====== INFORMATION PROVIDED

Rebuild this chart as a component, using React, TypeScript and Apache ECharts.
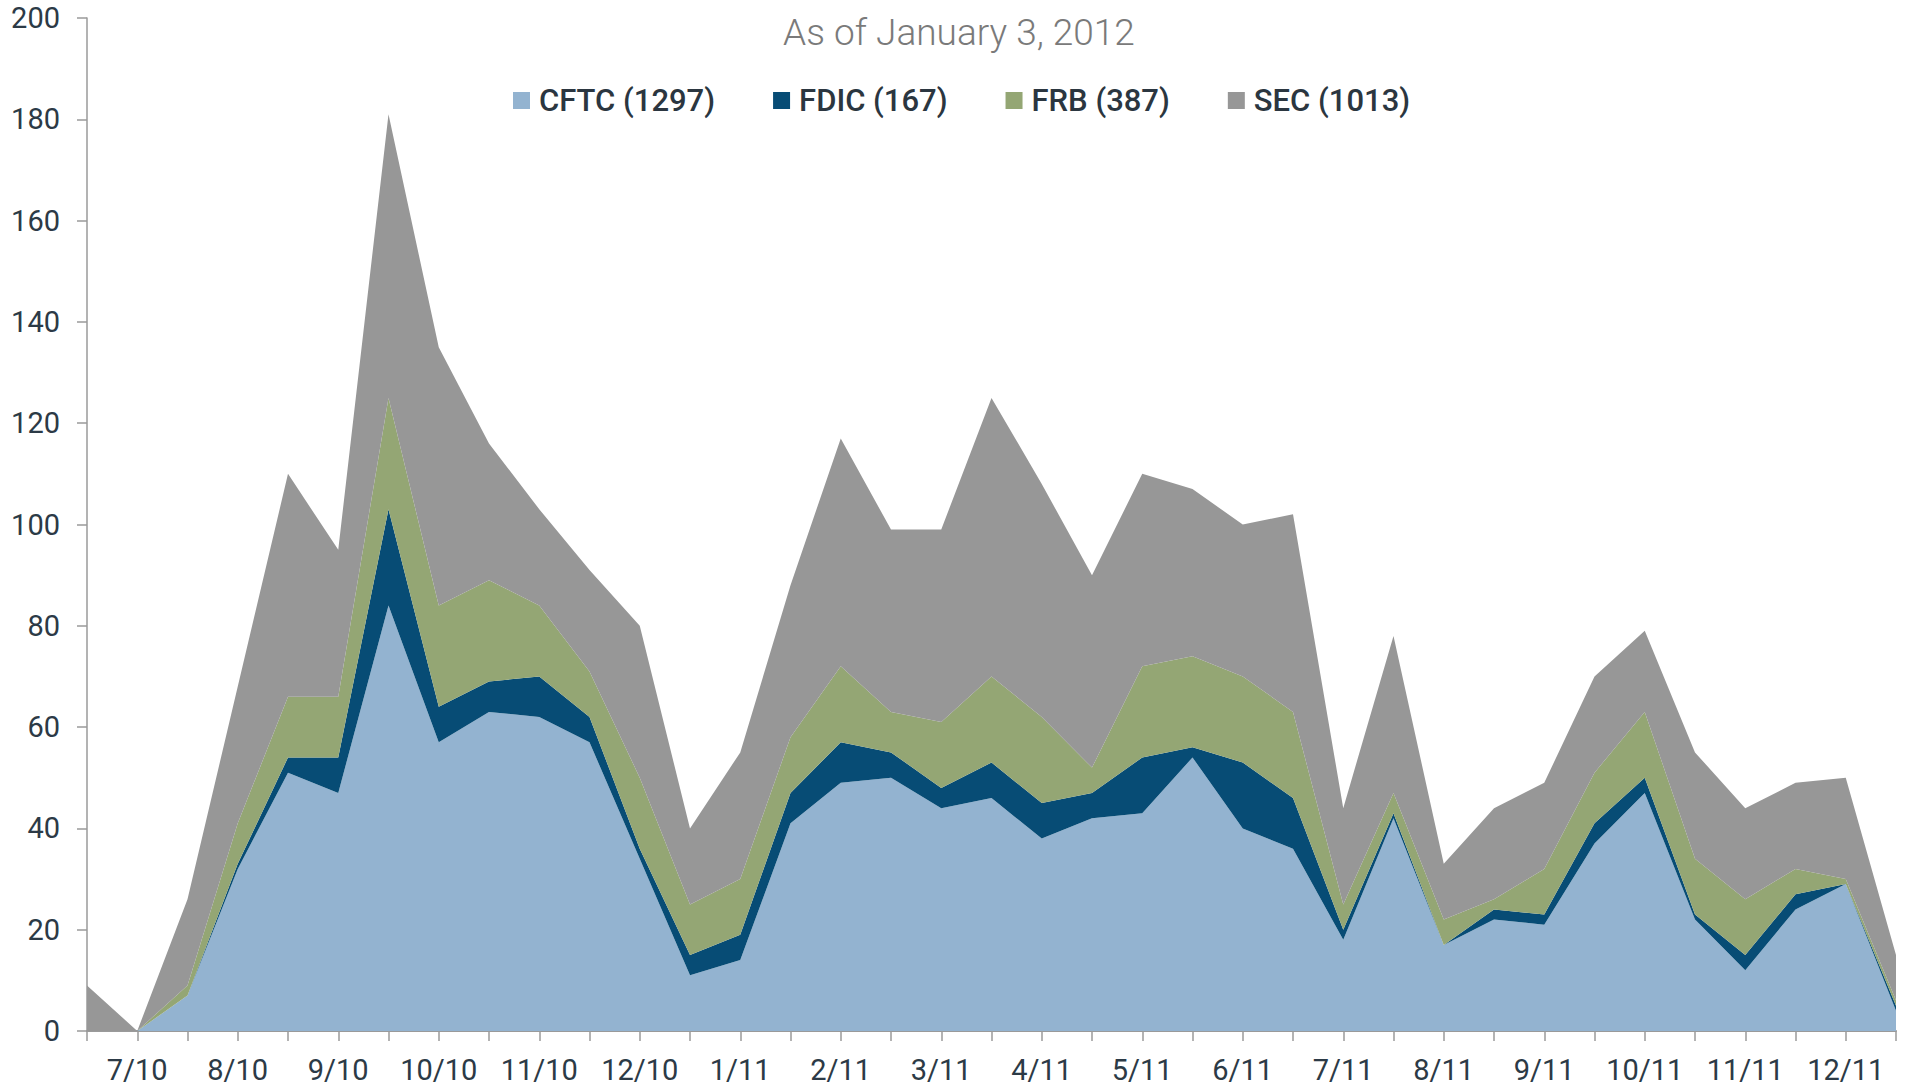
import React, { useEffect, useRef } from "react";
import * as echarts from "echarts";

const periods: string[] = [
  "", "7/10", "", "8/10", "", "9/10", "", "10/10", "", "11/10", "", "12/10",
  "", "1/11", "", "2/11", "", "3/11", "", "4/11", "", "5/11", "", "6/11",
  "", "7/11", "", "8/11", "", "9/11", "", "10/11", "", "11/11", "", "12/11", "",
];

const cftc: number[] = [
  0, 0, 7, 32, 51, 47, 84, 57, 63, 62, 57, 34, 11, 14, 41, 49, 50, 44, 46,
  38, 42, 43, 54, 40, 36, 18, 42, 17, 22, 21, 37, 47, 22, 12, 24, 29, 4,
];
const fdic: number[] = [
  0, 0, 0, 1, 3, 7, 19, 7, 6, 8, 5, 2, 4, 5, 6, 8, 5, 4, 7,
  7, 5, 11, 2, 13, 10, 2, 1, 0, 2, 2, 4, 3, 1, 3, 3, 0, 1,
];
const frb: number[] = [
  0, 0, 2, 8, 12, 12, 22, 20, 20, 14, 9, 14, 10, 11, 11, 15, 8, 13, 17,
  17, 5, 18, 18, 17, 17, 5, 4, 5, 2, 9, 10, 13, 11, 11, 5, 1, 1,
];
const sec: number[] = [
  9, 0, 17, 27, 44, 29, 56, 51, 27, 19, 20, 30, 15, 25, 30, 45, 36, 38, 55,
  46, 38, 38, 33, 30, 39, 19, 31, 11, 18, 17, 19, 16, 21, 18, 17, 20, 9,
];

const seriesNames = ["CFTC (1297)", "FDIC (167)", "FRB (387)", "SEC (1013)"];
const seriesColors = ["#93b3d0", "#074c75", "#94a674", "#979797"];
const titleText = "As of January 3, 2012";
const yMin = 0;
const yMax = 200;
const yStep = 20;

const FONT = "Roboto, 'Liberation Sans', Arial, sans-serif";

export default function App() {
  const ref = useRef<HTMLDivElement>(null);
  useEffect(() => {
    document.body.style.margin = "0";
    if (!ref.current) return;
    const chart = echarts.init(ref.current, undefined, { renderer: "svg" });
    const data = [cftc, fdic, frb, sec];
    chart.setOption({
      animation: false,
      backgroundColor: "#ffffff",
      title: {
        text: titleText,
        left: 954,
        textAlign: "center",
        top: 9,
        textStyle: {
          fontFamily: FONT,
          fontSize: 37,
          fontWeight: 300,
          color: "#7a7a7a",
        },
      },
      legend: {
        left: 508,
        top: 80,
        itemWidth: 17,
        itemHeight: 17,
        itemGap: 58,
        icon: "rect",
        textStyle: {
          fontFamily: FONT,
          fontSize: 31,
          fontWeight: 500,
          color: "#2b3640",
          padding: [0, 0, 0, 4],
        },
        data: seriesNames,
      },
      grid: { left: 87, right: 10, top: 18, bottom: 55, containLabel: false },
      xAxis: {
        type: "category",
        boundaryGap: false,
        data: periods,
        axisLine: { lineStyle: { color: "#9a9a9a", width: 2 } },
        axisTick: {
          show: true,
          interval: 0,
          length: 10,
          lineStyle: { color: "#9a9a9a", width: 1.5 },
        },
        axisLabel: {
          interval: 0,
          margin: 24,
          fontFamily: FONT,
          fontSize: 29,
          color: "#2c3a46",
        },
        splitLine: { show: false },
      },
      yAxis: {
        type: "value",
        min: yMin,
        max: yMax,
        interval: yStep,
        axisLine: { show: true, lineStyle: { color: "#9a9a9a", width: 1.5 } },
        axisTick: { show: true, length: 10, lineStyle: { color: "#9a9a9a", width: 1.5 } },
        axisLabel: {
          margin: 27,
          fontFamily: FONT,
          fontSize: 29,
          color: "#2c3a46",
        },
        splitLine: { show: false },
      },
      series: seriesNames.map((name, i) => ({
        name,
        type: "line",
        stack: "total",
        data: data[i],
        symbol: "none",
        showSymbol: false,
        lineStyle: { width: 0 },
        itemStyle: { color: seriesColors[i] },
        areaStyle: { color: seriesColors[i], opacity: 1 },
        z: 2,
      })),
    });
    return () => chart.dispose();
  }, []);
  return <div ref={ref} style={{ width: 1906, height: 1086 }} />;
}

============

→ TASK DIRECTIONS: Each line in the listing above that contains "React" should be copied.

→ RESPONSE TO THIS EXERCISE:
Rebuild this chart as a component, using React, TypeScript and Apache ECharts.
import React, { useEffect, useRef } from "react";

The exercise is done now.